--- start Information shown ---
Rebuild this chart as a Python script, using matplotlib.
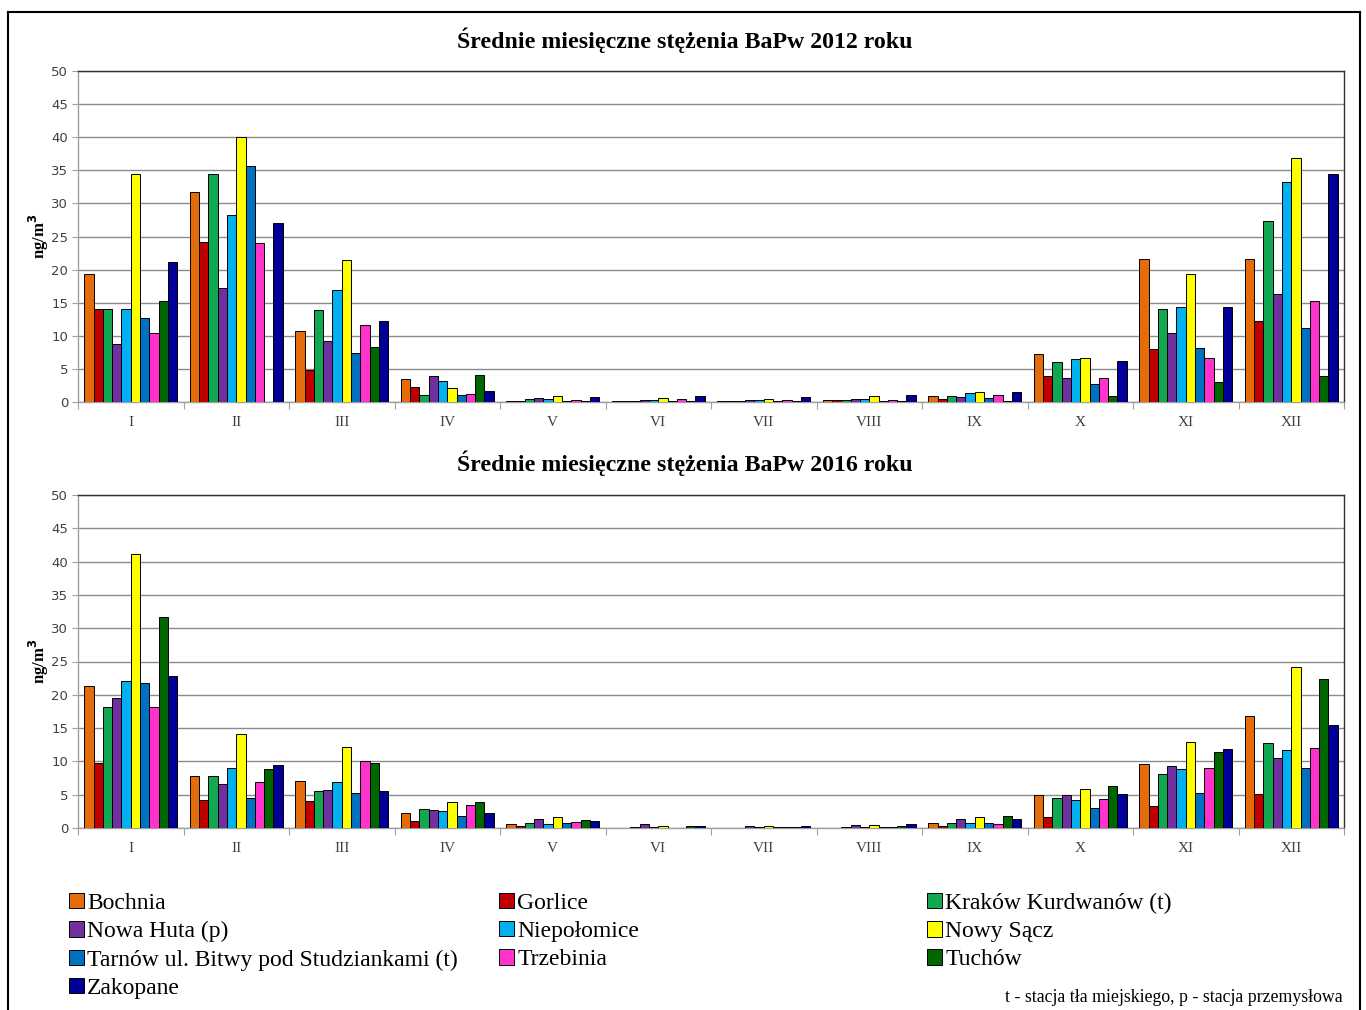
import matplotlib
matplotlib.use('Agg')
import matplotlib.pyplot as plt
import numpy as np
from matplotlib.patches import Patch
from matplotlib.lines import Line2D

months = ['I', 'II', 'III', 'IV', 'V', 'VI', 'VII', 'VIII', 'IX', 'X', 'XI', 'XII']

stations = ['Bochnia', 'Gorlice', 'Kraków Kurdwanów (t)', 'Nowa Huta (p)', 'Niepołomice',
            'Nowy Sącz', 'Tarnów ul. Bitwy pod Studziankami (t)', 'Trzebinia', 'Tuchów', 'Zakopane']

colors = ['#E46C0A', '#C00000', '#12A852', '#7030A0', '#00B0F0',
          '#FFFF00', '#0070C0', '#FF33CC', '#006600', '#000099']

# rows = months, columns = stations (same order as above)
bap_2012 = [
    [19.4, 14.1, 14.1, 8.7, 14.1, 34.5, 12.7, 10.4, 15.2, 21.2],
    [31.7, 24.2, 34.4, 17.2, 28.2, 40.1, 35.6, 24.0, 0.0, 27.1],
    [10.8, 4.8, 13.9, 9.2, 16.9, 21.5, 7.4, 11.6, 8.3, 12.3],
    [3.4, 2.2, 1.0, 3.9, 3.2, 2.1, 1.0, 1.2, 4.1, 1.7],
    [0.2, 0.2, 0.45, 0.55, 0.4, 0.85, 0.2, 0.35, 0.15, 0.75],
    [0.15, 0.1, 0.15, 0.25, 0.25, 0.55, 0.1, 0.4, 0.1, 0.85],
    [0.2, 0.15, 0.15, 0.25, 0.25, 0.45, 0.1, 0.35, 0.1, 0.75],
    [0.3, 0.3, 0.3, 0.4, 0.4, 0.85, 0.15, 0.35, 0.1, 1.05],
    [0.85, 0.45, 0.85, 0.7, 1.4, 1.55, 0.55, 1.0, 0.15, 1.55],
    [7.25, 3.9, 6.05, 3.6, 6.45, 6.6, 2.7, 3.6, 0.9, 6.15],
    [21.6, 8.05, 14.0, 10.45, 14.4, 19.4, 8.2, 6.7, 3.05, 14.4],
    [21.6, 12.2, 27.4, 16.3, 33.2, 36.8, 11.15, 15.3, 4.0, 34.4],
]

bap_2016 = [
    [21.35, 9.7, 18.1, 19.45, 22.0, 41.1, 21.75, 18.1, 31.7, 22.8],
    [7.75, 4.15, 7.85, 6.55, 9.0, 14.1, 4.55, 6.9, 8.85, 9.5],
    [7.05, 4.0, 5.6, 5.75, 6.95, 12.15, 5.2, 10.05, 9.8, 5.6],
    [2.25, 1.0, 2.9, 2.75, 2.6, 3.9, 1.8, 3.45, 3.9, 2.25],
    [0.6, 0.3, 0.75, 1.3, 0.6, 1.7, 0.75, 0.85, 1.15, 1.0],
    [0.05, 0.05, 0.2, 0.6, 0.1, 0.35, 0.05, 0.05, 0.3, 0.3],
    [0.05, 0.05, 0.05, 0.35, 0.1, 0.25, 0.1, 0.2, 0.2, 0.3],
    [0.05, 0.05, 0.2, 0.45, 0.2, 0.45, 0.1, 0.2, 0.3, 0.6],
    [0.7, 0.3, 0.7, 1.4, 0.7, 1.7, 0.7, 0.55, 1.8, 1.4],
    [4.9, 1.6, 4.55, 4.95, 4.25, 5.9, 2.95, 4.4, 6.3, 5.1],
    [9.65, 3.35, 8.15, 9.35, 8.85, 12.95, 5.25, 9.0, 11.35, 11.8],
    [16.85, 5.1, 12.7, 10.55, 11.65, 24.1, 9.0, 11.95, 22.35, 15.4],
]

titles = ['Średnie miesięczne stężenia BaPw 2012 roku',
          'Średnie miesięczne stężenia BaPw 2016 roku']

SERIF = 'Liberation Serif'

fig = plt.figure(figsize=(13.66, 10.10), dpi=100)
fig.patch.set_facecolor('white')

W, H = 1366.0, 1010.0


def draw_panel(ax, data):
    data = np.array(data)
    n = data.shape[1]
    x = np.arange(len(months))
    bw = 0.088
    for j in range(n):
        ax.bar(x + (j - (n - 1) / 2) * bw, data[:, j], width=bw, color=colors[j],
               edgecolor='black', linewidth=0.7, zorder=3)
    ax.set_xlim(-0.5, len(months) - 0.5)
    ax.set_ylim(0, 50)
    ax.set_yticks(np.arange(0, 51, 5))
    ax.yaxis.grid(True, color='#8c8c8c', linewidth=1.0, zorder=0)
    ax.set_axisbelow(True)
    ax.set_xticks(np.arange(-0.5, len(months), 1.0))
    ax.set_xticklabels([])
    ax.set_xticks(x, minor=True)
    ax.set_xticklabels(months, minor=True, family=SERIF, fontsize=11, color='#404040')
    ax.tick_params(axis='x', which='major', length=5, color='#a0a0a0', direction='out')
    ax.tick_params(axis='x', which='minor', length=0, pad=10)
    ax.tick_params(axis='y', length=4, color='#a0a0a0', labelsize=9.5,
                   labelcolor='#404040', pad=3)
    for s in ['top', 'right']:
        ax.spines[s].set_color('#303030')
        ax.spines[s].set_linewidth(1.0)
    for s in ['left', 'bottom']:
        ax.spines[s].set_color('#a0a0a0')
        ax.spines[s].set_linewidth(1.0)
    ax.set_ylabel('ng/m$^\\mathbf{3}$', family=SERIF, fontsize=12, fontweight='bold',
                  labelpad=0)


ax1 = fig.add_axes([78 / W, 1 - 402 / H, (1344 - 78) / W, (402 - 71) / H])
ax2 = fig.add_axes([78 / W, 1 - 828 / H, (1344 - 78) / W, (828 - 495) / H])
draw_panel(ax1, bap_2012)
draw_panel(ax2, bap_2016)

fig.text(685 / W, 1 - 40 / H, titles[0], ha='center', va='center', family=SERIF,
         fontsize=17.2, fontweight='bold')
fig.text(685 / W, 1 - 463 / H, titles[1], ha='center', va='center', family=SERIF,
         fontsize=17.2, fontweight='bold')

# legend: three separate columns, filled row by row
handles = [Patch(facecolor=c, edgecolor='black', linewidth=0.7) for c in colors]
cols = [[0, 3, 6, 9], [1, 4, 7], [2, 5, 8]]
col_x = [69, 499, 927]
for cx, idx in zip(col_x, cols):
    fig.legend([handles[i] for i in idx], [stations[i] for i in idx],
               loc='upper left', bbox_to_anchor=(cx / W, 1 - 893 / H),
               frameon=False, prop={'family': SERIF, 'size': 17},
               handlelength=0.62, handleheight=0.62, handletextpad=0.15,
               labelspacing=0.3, borderpad=0.0, borderaxespad=0.0)

fig.text(1343 / W, 1 - 998 / H, 't - stacja tła miejskiego, p - stacja przemysłowa',
         ha='right', va='center', family=SERIF, fontsize=12.8)

# outer frame
fx0, fx1, fy0 = 8 / W, 1360 / W, 1 - 12 / H
fig.add_artist(Line2D([fx0, fx1], [fy0, fy0], color='black', lw=1.5, transform=fig.transFigure))
fig.add_artist(Line2D([fx0, fx0], [0, fy0], color='black', lw=1.5, transform=fig.transFigure))
fig.add_artist(Line2D([fx1, fx1], [0, fy0], color='black', lw=1.5, transform=fig.transFigure))

fig.savefig('out.png', dpi=100, facecolor='white')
--- end Information shown ---
### What you should do
Drop the images and repeat the data exactly.

### Full response
Rebuild this chart as a Python script, using matplotlib.
import matplotlib
matplotlib.use('Agg')
import matplotlib.pyplot as plt
import numpy as np
from matplotlib.patches import Patch
from matplotlib.lines import Line2D

months = ['I', 'II', 'III', 'IV', 'V', 'VI', 'VII', 'VIII', 'IX', 'X', 'XI', 'XII']

stations = ['Bochnia', 'Gorlice', 'Kraków Kurdwanów (t)', 'Nowa Huta (p)', 'Niepołomice',
            'Nowy Sącz', 'Tarnów ul. Bitwy pod Studziankami (t)', 'Trzebinia', 'Tuchów', 'Zakopane']

colors = ['#E46C0A', '#C00000', '#12A852', '#7030A0', '#00B0F0',
          '#FFFF00', '#0070C0', '#FF33CC', '#006600', '#000099']

# rows = months, columns = stations (same order as above)
bap_2012 = [
    [19.4, 14.1, 14.1, 8.7, 14.1, 34.5, 12.7, 10.4, 15.2, 21.2],
    [31.7, 24.2, 34.4, 17.2, 28.2, 40.1, 35.6, 24.0, 0.0, 27.1],
    [10.8, 4.8, 13.9, 9.2, 16.9, 21.5, 7.4, 11.6, 8.3, 12.3],
    [3.4, 2.2, 1.0, 3.9, 3.2, 2.1, 1.0, 1.2, 4.1, 1.7],
    [0.2, 0.2, 0.45, 0.55, 0.4, 0.85, 0.2, 0.35, 0.15, 0.75],
    [0.15, 0.1, 0.15, 0.25, 0.25, 0.55, 0.1, 0.4, 0.1, 0.85],
    [0.2, 0.15, 0.15, 0.25, 0.25, 0.45, 0.1, 0.35, 0.1, 0.75],
    [0.3, 0.3, 0.3, 0.4, 0.4, 0.85, 0.15, 0.35, 0.1, 1.05],
    [0.85, 0.45, 0.85, 0.7, 1.4, 1.55, 0.55, 1.0, 0.15, 1.55],
    [7.25, 3.9, 6.05, 3.6, 6.45, 6.6, 2.7, 3.6, 0.9, 6.15],
    [21.6, 8.05, 14.0, 10.45, 14.4, 19.4, 8.2, 6.7, 3.05, 14.4],
    [21.6, 12.2, 27.4, 16.3, 33.2, 36.8, 11.15, 15.3, 4.0, 34.4],
]

bap_2016 = [
    [21.35, 9.7, 18.1, 19.45, 22.0, 41.1, 21.75, 18.1, 31.7, 22.8],
    [7.75, 4.15, 7.85, 6.55, 9.0, 14.1, 4.55, 6.9, 8.85, 9.5],
    [7.05, 4.0, 5.6, 5.75, 6.95, 12.15, 5.2, 10.05, 9.8, 5.6],
    [2.25, 1.0, 2.9, 2.75, 2.6, 3.9, 1.8, 3.45, 3.9, 2.25],
    [0.6, 0.3, 0.75, 1.3, 0.6, 1.7, 0.75, 0.85, 1.15, 1.0],
    [0.05, 0.05, 0.2, 0.6, 0.1, 0.35, 0.05, 0.05, 0.3, 0.3],
    [0.05, 0.05, 0.05, 0.35, 0.1, 0.25, 0.1, 0.2, 0.2, 0.3],
    [0.05, 0.05, 0.2, 0.45, 0.2, 0.45, 0.1, 0.2, 0.3, 0.6],
    [0.7, 0.3, 0.7, 1.4, 0.7, 1.7, 0.7, 0.55, 1.8, 1.4],
    [4.9, 1.6, 4.55, 4.95, 4.25, 5.9, 2.95, 4.4, 6.3, 5.1],
    [9.65, 3.35, 8.15, 9.35, 8.85, 12.95, 5.25, 9.0, 11.35, 11.8],
    [16.85, 5.1, 12.7, 10.55, 11.65, 24.1, 9.0, 11.95, 22.35, 15.4],
]

titles = ['Średnie miesięczne stężenia BaPw 2012 roku',
          'Średnie miesięczne stężenia BaPw 2016 roku']

SERIF = 'Liberation Serif'

fig = plt.figure(figsize=(13.66, 10.10), dpi=100)
fig.patch.set_facecolor('white')

W, H = 1366.0, 1010.0


def draw_panel(ax, data):
    data = np.array(data)
    n = data.shape[1]
    x = np.arange(len(months))
    bw = 0.088
    for j in range(n):
        ax.bar(x + (j - (n - 1) / 2) * bw, data[:, j], width=bw, color=colors[j],
               edgecolor='black', linewidth=0.7, zorder=3)
    ax.set_xlim(-0.5, len(months) - 0.5)
    ax.set_ylim(0, 50)
    ax.set_yticks(np.arange(0, 51, 5))
    ax.yaxis.grid(True, color='#8c8c8c', linewidth=1.0, zorder=0)
    ax.set_axisbelow(True)
    ax.set_xticks(np.arange(-0.5, len(months), 1.0))
    ax.set_xticklabels([])
    ax.set_xticks(x, minor=True)
    ax.set_xticklabels(months, minor=True, family=SERIF, fontsize=11, color='#404040')
    ax.tick_params(axis='x', which='major', length=5, color='#a0a0a0', direction='out')
    ax.tick_params(axis='x', which='minor', length=0, pad=10)
    ax.tick_params(axis='y', length=4, color='#a0a0a0', labelsize=9.5,
                   labelcolor='#404040', pad=3)
    for s in ['top', 'right']:
        ax.spines[s].set_color('#303030')
        ax.spines[s].set_linewidth(1.0)
    for s in ['left', 'bottom']:
        ax.spines[s].set_color('#a0a0a0')
        ax.spines[s].set_linewidth(1.0)
    ax.set_ylabel('ng/m$^\\mathbf{3}$', family=SERIF, fontsize=12, fontweight='bold',
                  labelpad=0)


ax1 = fig.add_axes([78 / W, 1 - 402 / H, (1344 - 78) / W, (402 - 71) / H])
ax2 = fig.add_axes([78 / W, 1 - 828 / H, (1344 - 78) / W, (828 - 495) / H])
draw_panel(ax1, bap_2012)
draw_panel(ax2, bap_2016)

fig.text(685 / W, 1 - 40 / H, titles[0], ha='center', va='center', family=SERIF,
         fontsize=17.2, fontweight='bold')
fig.text(685 / W, 1 - 463 / H, titles[1], ha='center', va='center', family=SERIF,
         fontsize=17.2, fontweight='bold')

# legend: three separate columns, filled row by row
handles = [Patch(facecolor=c, edgecolor='black', linewidth=0.7) for c in colors]
cols = [[0, 3, 6, 9], [1, 4, 7], [2, 5, 8]]
col_x = [69, 499, 927]
for cx, idx in zip(col_x, cols):
    fig.legend([handles[i] for i in idx], [stations[i] for i in idx],
               loc='upper left', bbox_to_anchor=(cx / W, 1 - 893 / H),
               frameon=False, prop={'family': SERIF, 'size': 17},
               handlelength=0.62, handleheight=0.62, handletextpad=0.15,
               labelspacing=0.3, borderpad=0.0, borderaxespad=0.0)

fig.text(1343 / W, 1 - 998 / H, 't - stacja tła miejskiego, p - stacja przemysłowa',
         ha='right', va='center', family=SERIF, fontsize=12.8)

# outer frame
fx0, fx1, fy0 = 8 / W, 1360 / W, 1 - 12 / H
fig.add_artist(Line2D([fx0, fx1], [fy0, fy0], color='black', lw=1.5, transform=fig.transFigure))
fig.add_artist(Line2D([fx0, fx0], [0, fy0], color='black', lw=1.5, transform=fig.transFigure))
fig.add_artist(Line2D([fx1, fx1], [0, fy0], color='black', lw=1.5, transform=fig.transFigure))

fig.savefig('out.png', dpi=100, facecolor='white')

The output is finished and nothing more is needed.